Views

Views are interpretive historical representations which move toward the recovery of a style of visual argument for history. Each View contains information pulled from documents, databases, and historical sources and each seeks to demonstrate the social effects of the development of the railroad network over time. We will assemble here animated charts, graphs, movies, and historical GIS files for comparison and analysis.

  • Railroad Network Expansion in the United States

    Railroads expanded across the United States in bursts of construction and consolidation. A "network" often did not exist, as lines failed to join one another at stations and competitive privileges of rival companies thwarted unification at key points. Yet, the railroad's spatial development in the U.S. placed localities on an ever-shifting map. Over time a locality's position might change in relationship to others, and over time network effects characterized the process of railroad growth and change. An event at one point affected other places.

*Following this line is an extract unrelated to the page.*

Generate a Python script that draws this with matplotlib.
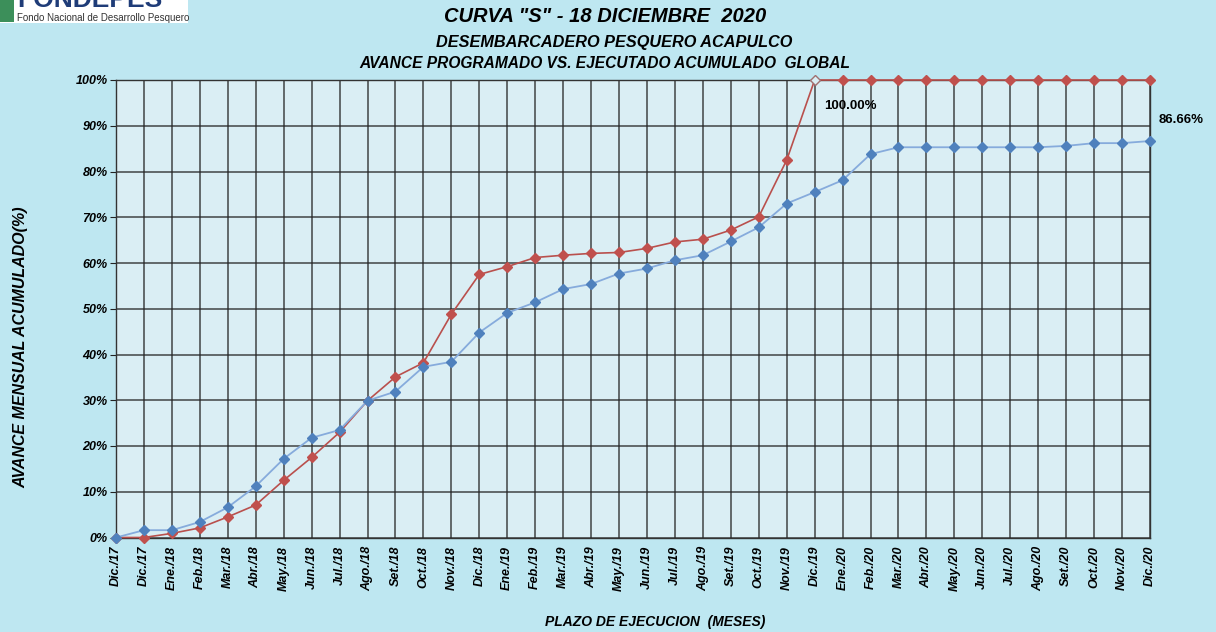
import matplotlib
matplotlib.use("Agg")
import matplotlib.pyplot as plt
from matplotlib.patches import Rectangle

months = ["Ene", "Feb", "Mar", "Abr", "May", "Jun", "Jul", "Ago", "Set", "Oct", "Nov", "Dic"]
categories = ["Dic./17", "Dic./17"] + [m + "./18" for m in months] + \
    [m + "./19" for m in months] + [m + "./20" for m in months]

programado = [0.0, 0.0, 0.9, 2.1, 4.5, 7.1, 12.5, 17.5, 23.0, 29.9, 35.1, 38.2, 48.8,
              57.5, 59.2, 61.2, 61.7, 62.1, 62.3, 63.2, 64.6, 65.2, 67.2, 70.1, 82.5,
              100.0, 100.0, 100.0, 100.0, 100.0, 100.0, 100.0, 100.0, 100.0, 100.0,
              100.0, 100.0, 100.0]
ejecutado = [0.0, 1.6, 1.6, 3.4, 6.6, 11.2, 17.2, 21.8, 23.5, 29.9, 31.9, 37.3, 38.4,
             44.8, 49.1, 51.4, 54.3, 55.4, 57.7, 58.8, 60.6, 61.7, 64.7, 67.8, 73.0,
             75.5, 78.1, 83.8, 85.3, 85.3, 85.3, 85.3, 85.3, 85.3, 85.6, 86.2, 86.2,
             86.66]
yticks = [0, 10, 20, 30, 40, 50, 60, 70, 80, 90, 100]
hito = 25  # punto donde el programado llega al 100%

font = ["Liberation Sans Narrow", "Liberation Sans", "DejaVu Sans"]
plt.rcParams["font.family"] = font

fig = plt.figure(figsize=(12.16, 6.32), dpi=100, facecolor="#BEE7F1")
ax = fig.add_axes([116 / 1216, 1 - 537.5 / 632, 1034 / 1216, 457.5 / 632])
ax.set_facecolor("#DAEEF4")

x = list(range(len(categories)))
marcas = [i for i in x if i != hito]
ax.plot(x, programado, color="#B9504D", lw=1.2, marker="D", ms=5.5, markevery=marcas,
        mfc="#C0504D", mec="#C0504D", clip_on=False, zorder=3)
ax.plot([hito], [programado[hito]], ls="none", marker="D", ms=5, mfc="#DAEEF4",
        mec="#A07070", mew=1.0, clip_on=False, zorder=3)
ax.plot(x, ejecutado, color="#86ABDC", lw=1.3, marker="D", ms=5.5,
        mfc="#4F81BD", mec="#4F81BD", clip_on=False, zorder=4)

ax.set_xlim(0, len(categories) - 1)
ax.set_ylim(0, 100)
ax.set_xticks(x)
ax.set_xticklabels(categories, rotation=90, fontsize=9, fontweight="bold", style="italic")
ax.set_yticks(yticks)
ax.set_yticklabels([f"{v}%" for v in yticks], fontsize=9, fontweight="bold", style="italic")
ax.tick_params(axis="x", length=0, pad=6)
ax.tick_params(axis="y", length=4, pad=2, color="#222222")
ax.grid(True, color="#262626", lw=1.1, alpha=0.85)
ax.set_axisbelow(True)
for s in ax.spines.values():
    s.set_color("#333333")
    s.set_linewidth(1.0)

ax.annotate("100.00%", (hito, programado[hito]), xytext=(7, -19), textcoords="offset points",
            fontsize=9.5, fontweight="bold", ha="left", va="center")
ax.annotate("86.66%", (37, ejecutado[37]), xytext=(6, 15), textcoords="offset points",
            fontsize=9.5, fontweight="bold", ha="left", va="center", annotation_clip=False)

ax.set_xlabel("PLAZO DE EJECUCION  (MESES)", fontsize=10, fontweight="bold", style="italic",
              labelpad=0)
ax.xaxis.set_label_coords((655 - 116) / 1034, -(615 - 537.5) / 457.5)
ax.set_ylabel("AVANCE MENSUAL ACUMULADO(%)", fontsize=11.5, fontweight="bold", style="italic")
ax.yaxis.set_label_coords(-(116 - 28) / 1034, (537.5 - 347) / 457.5)

fig.text(605 / 1216, 1 - 17 / 632, 'CURVA "S" - 18 DICIEMBRE  2020', ha="center", va="center",
         fontsize=14.5, fontweight="bold", style="italic")
fig.text(614 / 1216, 1 - 43 / 632, "DESEMBARCADERO PESQUERO ACAPULCO", ha="center", va="center",
         fontsize=11.7, fontweight="bold", style="italic")
fig.text(605 / 1216, 1 - 64 / 632, "AVANCE PROGRAMADO VS. EJECUTADO ACUMULADO  GLOBAL",
         ha="center", va="center", fontsize=11.2, fontweight="bold", style="italic")

# logo
fig.patches.append(Rectangle((0, 1 - 23 / 632), 188 / 1216, 23 / 632, transform=fig.transFigure,
                             facecolor="white", edgecolor="none"))
fig.patches.append(Rectangle((0, 1 - 22 / 632), 14 / 1216, 22 / 632, transform=fig.transFigure,
                             facecolor="#3C8F5A", edgecolor="none"))
fig.text(17 / 1216, 1 - 12 / 632, "FONDEPES", ha="left", va="bottom", fontsize=19,
         fontweight="bold", color="#1F3C78", family=["Liberation Sans", "DejaVu Sans"])
fig.text(17 / 1216, 1 - 13 / 632, "Fondo Nacional de Desarrollo Pesquero", ha="left",
         va="top", fontsize=7, color="#333333", family=["Liberation Sans Narrow", "Liberation Sans"])

fig.savefig("out.png", dpi=100, facecolor=fig.get_facecolor())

  • Technology and The Expansion of the U.S. South

    Railroads and telegraphs changed the ways white southerners thought about their region. These technologies altered the landscape of the South, linked cities and sub-regions into a rapidly expanding network, and brought the majority of white southerners into close access of the railroads. The modernizing influences of these developments came hand-in-hand with the expansion of slavery in the 1850s. White southerners increasingly saw their region as advanced, modern, and technologically sophisticated. Their adaptation of slavery to railroad construction and operation only encouraged a sense of confidence about the progress.

  • Northern Expansion in the 1850s

    The Illinois Central Railroad received the first federal land grant in September 1850. The area comprised some 2,595,000 acres in Illinois. The railroad opened the lands for sale in 1852 and began a sophisticated land marketing and promotion operation to attract settlers onto the prairies. The Land Department advertised in Europe, printed detailed brochures explaining how lands could be bought with ten-year mortgages, and provided excursion rates for land settlers to travel west and see the lands for themselves. The rapidity of the sales fueled extraordinary growth of towns along the line. Northern railroad expansion in the Midwest matched Southern railroad growth in the 1850s. Both sections understood their development in sectionalized terms.